BEGIN Records for the exercise
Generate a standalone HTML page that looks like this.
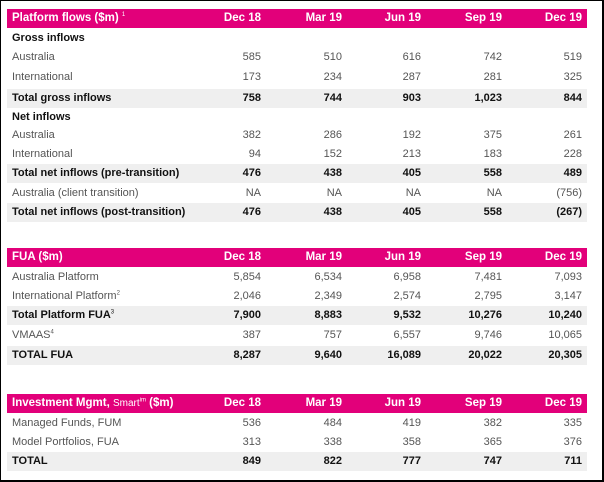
<!DOCTYPE html>
<html><head><meta charset="utf-8"><style>
body{margin:0;width:604px;height:482px;background:#fff;overflow:hidden;font-family:"Liberation Sans",sans-serif;}
#frame{position:absolute;left:0;top:0;width:601px;height:479px;border:1px solid #000;border-right:2px solid #000;border-bottom:2px solid #000;}
.row{position:absolute;left:7px;width:580px;height:19px;font-size:11px;line-height:19px;color:#555;}
.hdr{background:#e2007a;color:#fff;font-weight:bold;font-size:11.5px;}
.gray{background:#efefef;}
.bold{font-weight:bold;color:#111;}
.lbl{position:absolute;left:5px;white-space:nowrap;}
.c{position:absolute;text-align:right;width:70px;}
.c1{left:184px}.c2{left:265px}.c3{left:344px}.c4{left:425px}.c5{left:505px}
sup{font-size:6px;line-height:0;}
</style></head><body>
<div id="frame"></div>
<div id="t"></div>
<script>
const rows=[
 [9,'h','Platform flows ($m) <sup style="font-weight:normal">1</sup>',['Dec 18','Mar 19','Jun 19','Sep 19','Dec 19']],
 [29,'s','Gross inflows',null],
 [48,'n','Australia',['585','510','616','742','519']],
 [68,'n','International',['173','234','287','281','325']],
 [89,'t','Total gross inflows',['758','744','903','1,023','844']],
 [108,'s','Net inflows',null],
 [126,'n','Australia',['382','286','192','375','261']],
 [145,'n','International',['94','152','213','183','228']],
 [164,'t','Total net inflows (pre-transition)',['476','438','405','558','489']],
 [184,'n','Australia (client transition)',['NA','NA','NA','NA','(756)']],
 [203,'t','Total net inflows (post-transition)',['476','438','405','558','(267)']],
 [248,'h','FUA ($m)',['Dec 18','Mar 19','Jun 19','Sep 19','Dec 19']],
 [268,'n','Australia Platform',['5,854','6,534','6,958','7,481','7,093']],
 [287,'n','International Platform<sup>2</sup>',['2,046','2,349','2,574','2,795','3,147']],
 [306,'t','Total Platform FUA<sup style="font-weight:normal">3</sup>',['7,900','8,883','9,532','10,276','10,240']],
 [326,'n','VMAAS<sup>4</sup>',['387','757','6,557','9,746','10,065']],
 [346,'t','TOTAL FUA',['8,287','9,640','16,089','20,022','20,305']],
 [394,'h','Investment Mgmt, <span style="font-weight:normal;font-size:10px">Smart<sup>im</sup></span> ($m)',['Dec 18','Mar 19','Jun 19','Sep 19','Dec 19']],
 [414,'n','Managed Funds, FUM',['536','484','419','382','335']],
 [433,'n','Model Portfolios, FUA',['313','338','358','365','376']],
 [452,'t','TOTAL',['849','822','777','747','711']]
];
const t=document.getElementById('t');
rows.forEach((r,i)=>{
 const d=document.createElement('div');
 d.className='row'+(r[1]==='h'?' hdr':r[1]==='t'?' gray bold':r[1]==='s'?' bold':'');
 d.style.top=r[0]+'px';
 
 
 let h='<span class="lbl">'+r[2]+'</span>';
 if(r[3]) r[3].forEach((v,j)=>{h+='<span class="c c'+(j+1)+'">'+v+'</span>';});
 d.innerHTML=h;
 t.appendChild(d);
});
</script>
</body></html>
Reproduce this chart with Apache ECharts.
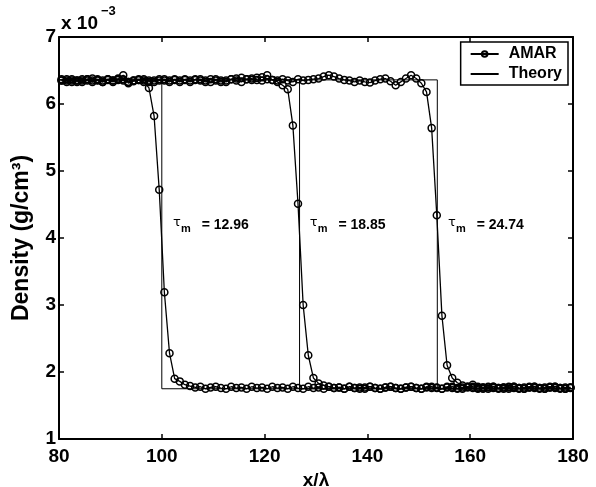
<!DOCTYPE html>
<html>
<head>
<meta charset="utf-8">
<script src="https://cdn.jsdelivr.net/npm/echarts@6/dist/echarts.min.js"></script>
<style>html,body{margin:0;padding:0;background:#fff;}#c{width:596px;height:487px;}</style>
</head>
<body>
<div id="c"></div>
<script>
// Sample positions (x/λ) of the AMAR profiles
const xs = [80.5,81.5,82.5,83.5,84.5,85.5,86.5,87.5,88.5,89.5,
  90.5,91.5,92.5,93.5,94.5,95.5,96.5,97.5,98.5,99.5,
  100.5,101.5,102.5,103.5,104.5,105.5,106.5,107.5,108.5,109.5,
  110.5,111.5,112.5,113.5,114.5,115.5,116.5,117.5,118.5,119.5,
  120.5,121.5,122.5,123.5,124.5,125.5,126.5,127.5,128.5,129.5,
  130.5,131.5,132.5,133.5,134.5,135.5,136.5,137.5,138.5,139.5,
  140.5,141.5,142.5,143.5,144.5,145.5,146.5,147.5,148.5,149.5,
  150.5,151.5,152.5,153.5,154.5,155.5,156.5,157.5,158.5,159.5,
  160.5,161.5,162.5,163.5,164.5,165.5,166.5,167.5,168.5,169.5,
  170.5,171.5,172.5,173.5,174.5,175.5,176.5,177.5,178.5,179.5];

// AMAR density (x 1e-3 g/cm3), profile at tau_m = 12.96
const amar1 = [6.35,6.33,6.37,6.35,6.33,6.37,6.38,6.35,6.33,6.37,
  6.35,6.38,6.43,6.31,6.34,6.36,6.33,6.24,5.82,4.72,
  3.19,2.28,1.90,1.86,1.81,1.79,1.77,1.78,1.75,1.77,
  1.78,1.76,1.75,1.78,1.76,1.77,1.75,1.78,1.76,1.77,
  1.75,1.78,1.76,1.77,1.75,1.78,1.76,1.75,1.78,1.76,
  1.77,1.75,1.78,1.76,1.77,1.75,1.78,1.76,1.75,1.77,
  1.78,1.76,1.75,1.77,1.78,1.76,1.75,1.77,1.78,1.76,
  1.75,1.78,1.76,1.77,1.75,1.78,1.76,1.75,1.77,1.78,
  1.76,1.75,1.77,1.78,1.76,1.75,1.77,1.78,1.76,1.75,
  1.77,1.78,1.76,1.75,1.77,1.78,1.76,1.75,1.77,1.76];
// profile at tau_m = 18.85
const amar2 = [6.37,6.35,6.33,6.35,6.37,6.35,6.33,6.37,6.35,6.36,
  6.33,6.37,6.35,6.33,6.35,6.37,6.35,6.33,6.35,6.37,
  6.35,6.33,6.37,6.35,6.36,6.33,6.37,6.35,6.33,6.37,
  6.35,6.33,6.35,6.37,6.35,6.33,6.37,6.38,6.36,6.35,
  6.43,6.36,6.33,6.28,6.22,5.68,4.51,3.00,2.25,1.91,
  1.83,1.80,1.78,1.76,1.77,1.75,1.78,1.76,1.77,1.75,
  1.78,1.76,1.75,1.77,1.78,1.76,1.75,1.77,1.78,1.76,
  1.75,1.77,1.78,1.76,1.75,1.77,1.78,1.76,1.75,1.77,
  1.78,1.76,1.75,1.77,1.78,1.76,1.75,1.77,1.78,1.76,
  1.75,1.77,1.78,1.76,1.75,1.77,1.78,1.76,1.75,1.77];
// profile at tau_m = 24.74
const amar3 = [6.35,6.37,6.35,6.33,6.35,6.37,6.35,6.36,6.33,6.37,
  6.35,6.36,6.37,6.33,6.35,6.36,6.37,6.35,6.33,6.35,
  6.37,6.35,6.36,6.33,6.37,6.35,6.36,6.37,6.35,6.33,
  6.37,6.35,6.33,6.37,6.38,6.39,6.37,6.36,6.39,6.40,
  6.37,6.36,6.35,6.37,6.35,6.33,6.37,6.35,6.36,6.37,
  6.38,6.41,6.43,6.41,6.38,6.36,6.35,6.33,6.35,6.33,
  6.32,6.35,6.37,6.38,6.34,6.28,6.33,6.38,6.43,6.38,
  6.31,6.18,5.64,4.34,2.84,2.10,1.91,1.84,1.80,1.78,
  1.81,1.78,1.77,1.75,1.78,1.76,1.77,1.75,1.78,1.76,
  1.75,1.77,1.78,1.76,1.75,1.77,1.78,1.76,1.75,1.77];

// Theory step profiles
const theoryHigh = 6.36;
const theoryLow = 1.75;
const theoryFronts = [100, 126.8, 153.6];

// tau_m annotations
const tauValues = ['12.96', '18.85', '24.74'];
const tauX = [102.2, 128.8, 155.7];
const tauY = 4.19;

const xTicks = [80, 100, 120, 140, 160, 180];
const yTicks = [1, 2, 3, 4, 5, 6, 7];

const FONT = 'Liberation Sans, Arial, Helvetica, sans-serif';
const chart = echarts.init(document.getElementById('c'), null, {renderer: 'canvas'});

const pair = (x, y) => x.map((v, i) => [v, y[i]]);
const series = [];
[amar1, amar2, amar3].forEach(a => {
  series.push({
    name: 'AMAR', type: 'line', data: pair(xs, a),
    symbol: 'circle', symbolSize: 7,
    itemStyle: {color: 'rgba(0,0,0,0)', borderColor: '#000', borderWidth: 1.5},
    lineStyle: {color: '#000', width: 1.3},
    animation: false, z: 3
  });
});
theoryFronts.forEach(f => {
  series.push({
    name: 'Theory', type: 'line',
    data: [[80, theoryHigh], [f, theoryHigh], [f, theoryLow], [180, theoryLow]],
    symbol: 'none', lineStyle: {color: '#000', width: 1}, itemStyle: {color: '#000'},
    animation: false, z: 2
  });
});
series.push({
  name: 'tau', type: 'scatter', symbolSize: 0, silent: true, animation: false,
  itemStyle: {opacity: 1},
  data: tauX.map((x, i) => ({value: [x, tauY], v: tauValues[i]})),
  label: {
    show: true, position: 'right', distance: 0, color: '#000', offset: [0, 0],
    formatter: p => '{t|τ}{s|m}{e|=}{v| ' + p.data.v + '}',
    rich: {
      t: {fontSize: 13, fontFamily: 'DejaVu Sans', color: '#000', verticalAlign: 'top', lineHeight: 13},
      s: {fontSize: 11, fontWeight: 'bold', fontFamily: FONT, color: '#000', verticalAlign: 'bottom', lineHeight: 11},
      e: {fontSize: 14, fontWeight: 'bold', fontFamily: FONT, color: '#000', verticalAlign: 'middle', lineHeight: 18, padding: [0, 0, 0, 11]},
      v: {fontSize: 14, fontWeight: 'bold', fontFamily: FONT, color: '#000', verticalAlign: 'middle', lineHeight: 18}
    }
  }
});

const axisCommon = {
  axisLine: {show: true, lineStyle: {color: '#000', width: 2}},
  axisTick: {show: true, inside: true, length: 5, lineStyle: {color: '#000', width: 1.5}},
  splitLine: {show: false}
};

chart.setOption({
  backgroundColor: '#fff',
  animation: false,
  grid: {left: 59, right: 23, top: 37, bottom: 48, containLabel: false, outerBoundsMode: 'none'},
  legend: {
    data: [
      {name: 'AMAR'},
      {name: 'Theory', itemStyle: {opacity: 0}}
    ],
    orient: 'vertical', right: 28, top: 42,
    backgroundColor: '#fff', borderColor: '#000', borderWidth: 1.5,
    padding: [4, 6, 3, 9], itemGap: 4, itemWidth: 28, itemHeight: 7,
    textStyle: {fontFamily: FONT, fontWeight: 'bold', fontSize: 16, color: '#000', padding: [0, 0, 0, 5]}
  },
  xAxis: [
    Object.assign({type: 'value', min: xTicks[0], max: xTicks[xTicks.length - 1], interval: 20, position: 'bottom',
      name: 'x/λ', nameLocation: 'middle', nameGap: 29,
      nameTextStyle: {fontFamily: FONT, fontWeight: 'bold', fontSize: 19, color: '#000'},
      axisLabel: {fontFamily: FONT, fontWeight: 'bold', fontSize: 19, color: '#000', margin: 8}}, axisCommon),
    Object.assign({type: 'value', min: 80, max: 180, interval: 20, position: 'top', axisLabel: {show: false}}, axisCommon)
  ],
  yAxis: [
    Object.assign({type: 'value', min: yTicks[0], max: yTicks[yTicks.length - 1], interval: 1, position: 'left',
      name: 'Density (g/cm³)', nameLocation: 'middle', nameGap: 26,
      nameTextStyle: {fontFamily: FONT, fontWeight: 'bold', fontSize: 23, color: '#000'},
      axisLabel: {fontFamily: FONT, fontWeight: 'bold', fontSize: 19, color: '#000', margin: 3}}, axisCommon),
    Object.assign({type: 'value', min: 1, max: 7, interval: 1, position: 'right', axisLabel: {show: false}}, axisCommon)
  ],
  graphic: [
    {type: 'text', left: 61, top: 14, style: {text: 'x 10', font: 'bold 19px ' + FONT, fill: '#000'}},
    {type: 'text', left: 101, top: 5, style: {text: '−3', font: 'bold 13px ' + FONT, fill: '#000'}}
  ],
  series: series
});
</script>
</body>
</html>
END Records for the exercise
To do: Copy the lines above exactly, starting at the one with "Reproduce this chart with Apache ECharts." and ending at the one with "170.5,171.5,172.5,173.5,174.5,175.5,176.5,177.5,178.5,179.5];", both included. Leave out any pictures and add nothing else.

Answer for the task:
Reproduce this chart with Apache ECharts.
<!DOCTYPE html>
<html>
<head>
<meta charset="utf-8">
<script src="https://cdn.jsdelivr.net/npm/echarts@6/dist/echarts.min.js"></script>
<style>html,body{margin:0;padding:0;background:#fff;}#c{width:596px;height:487px;}</style>
</head>
<body>
<div id="c"></div>
<script>
// Sample positions (x/λ) of the AMAR profiles
const xs = [80.5,81.5,82.5,83.5,84.5,85.5,86.5,87.5,88.5,89.5,
  90.5,91.5,92.5,93.5,94.5,95.5,96.5,97.5,98.5,99.5,
  100.5,101.5,102.5,103.5,104.5,105.5,106.5,107.5,108.5,109.5,
  110.5,111.5,112.5,113.5,114.5,115.5,116.5,117.5,118.5,119.5,
  120.5,121.5,122.5,123.5,124.5,125.5,126.5,127.5,128.5,129.5,
  130.5,131.5,132.5,133.5,134.5,135.5,136.5,137.5,138.5,139.5,
  140.5,141.5,142.5,143.5,144.5,145.5,146.5,147.5,148.5,149.5,
  150.5,151.5,152.5,153.5,154.5,155.5,156.5,157.5,158.5,159.5,
  160.5,161.5,162.5,163.5,164.5,165.5,166.5,167.5,168.5,169.5,
  170.5,171.5,172.5,173.5,174.5,175.5,176.5,177.5,178.5,179.5];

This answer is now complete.